The why question: The deepest mystery of all
I didn’t know Lewis Smedes very well, but I miss him. The Fuller Seminary professor and author who died late last year was the kind of generous and open evangelical who gives me hope for the unity of the church at a time when that hope is hard to come by. We met just once, under peculiar circumstances. We were both scheduled to tape a program for the 30 Good Minutes television show in Chicago, and were in the make-up room at the same time, sitting beneath white drapes while a young woman applied powder to our foreheads. We each knew who the other was, and soon were lamenting and laughing about how conservatives in both our faith families were unhappy with us.
Smedes was smart and also consummately pastoral, the kind of person who invites confidence and trust, a person with a special gift of grace. And because of that his books were helpful to this preacher looking for an idea, a story, an anecdote.

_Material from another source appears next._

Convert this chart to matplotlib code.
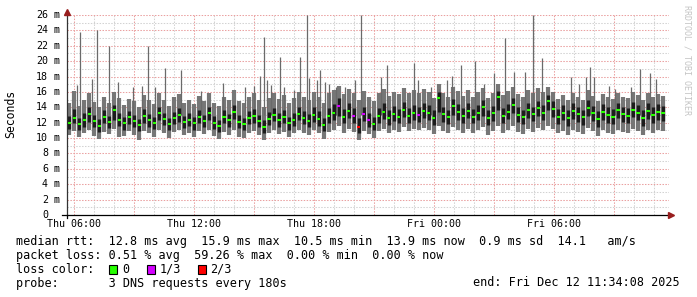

The excerpt from his memoir that appears in this issue tells us something about Smedes’s own theological journey. If there is a common experience that binds the pastors of the land together, it is that of being present with people when tragedy strikes, as it did to Smedes and his wife—of being the one who is asked, “Why has this happened? How could God do this to me? What is God up to?”
Theodicy is the technical name for making sense of evil in God’s world. I have found three resources helpful: Burton Cooper’s Why God?, Nicholas Wolterstorff’s Lament for a Son and Martin Marty’s A Cry of Absence, each written in the midst of exquisite grief at the death of a loved one. And now add Lew Smedes, whose Calvinist notion of a God in control was challenged and changed by the death of his baby.
I’m writing this in Holy Week, as the church focuses on that most inexplicable event—the death of God’s son on a cross. Once again I try to take to heart the mystery of suffering love, the mystery that although God does not cause our suffering, suffering forms us, deepens us and makes us more sensitive to the suffering of others and is therefore a blessing to those who suffer. And that deepest mystery of all: that nothing—no suffering, no death—will separate us from God’s love in Jesus Christ.